Even as a low-budget sleazy exploitation film, Verotika cannot even succeed by that metric. The gore effects are few and far between and Danzig likes to linger over what he can get, much like other elements. If he bought the makeup for one girl to be skinned faceless, you’re going to see that effect a dozen times. When the Contessa is chomping on a heart, the proportions are so out of scale that it dulls the impact of what is a fairly good prosthetic otherwise. Even when it comes to gratuitous sex and nudity, the movie seems oddly inept. During the interminable stripping scenes of “Change of Face,” the women don’t actually strip while they lethargically spin around their poles. The women on display are more fetishized as murder victims than they are as sex objects.
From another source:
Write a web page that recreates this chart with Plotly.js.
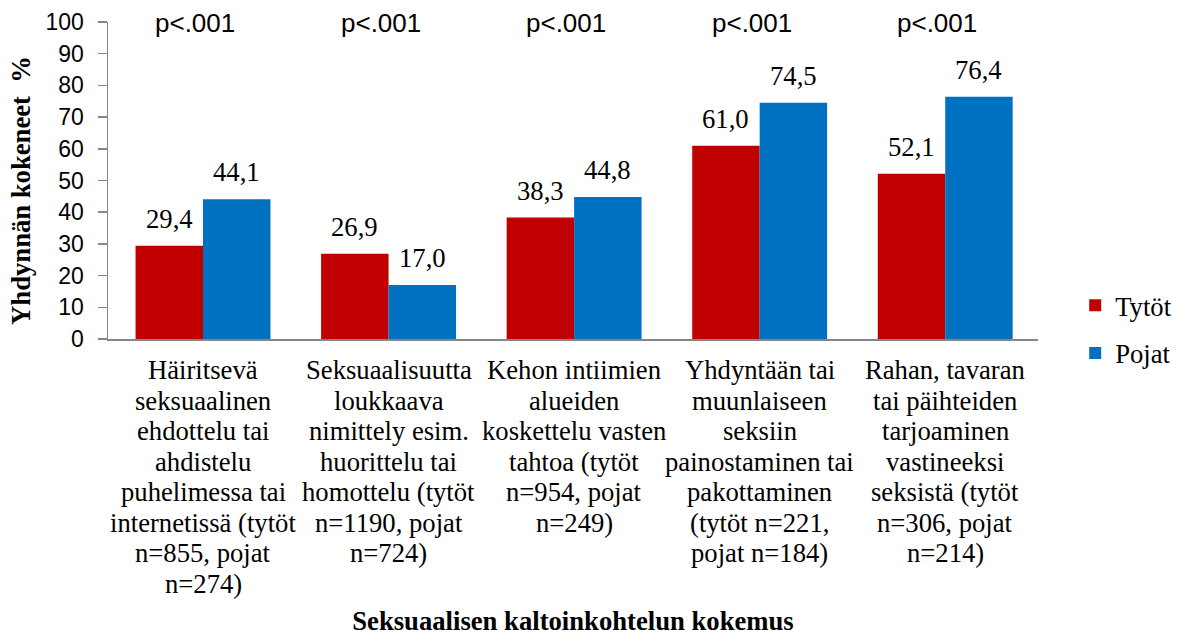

Why include eye nipples and then do nothing with them? Where did they come from? Is this a genetic thing? Did Dajette’s mother have eye nipples and nurse her from them? My pal Ben Bailey came up with a better storyline with “eye nipples” on the spot, gifting them laser powers and a thematic angle about striking back against handsy men who won’t respect consent. Boom, right there, a better use of weird exploitation elements and he was only joking around.

With every conceivable level of filmmaking and storytelling, Verotika shows that Danzig is not remotely ready for the big screen. The paltry story is kept at premise-level, there’s a decided lack of characterization and stakes and intrigue, lots of repetition, and shaky direction that leaves actors astray with over-extended scenes. Even as an exploitation movie, you will be sorely disappointed. As a hopeful heir apparent to the so-bad-it’s-good club, Verotika is not the next The Room. Not even close. It’s bad and inept and boring and flabbergasting but it lacks the bewildering appeal of the best of the so-bad-it’s-good crew. It lacks a sense of sincerity. I doubt Danzig thought he was making great art or even something cool. It feels like he took a music video concept and bloated it to bursting (Danzig’s music is a constant background presence). Danzig actually has another movie scheduled for release this year, Death Rider in the House of Vampires, starring Devon Sawa, Julian Sands, and Danny Trejo. I can only hope he’s learned from this baptism by fire (and blood) and surrounds himself with professionals who can carry the burden when he falters.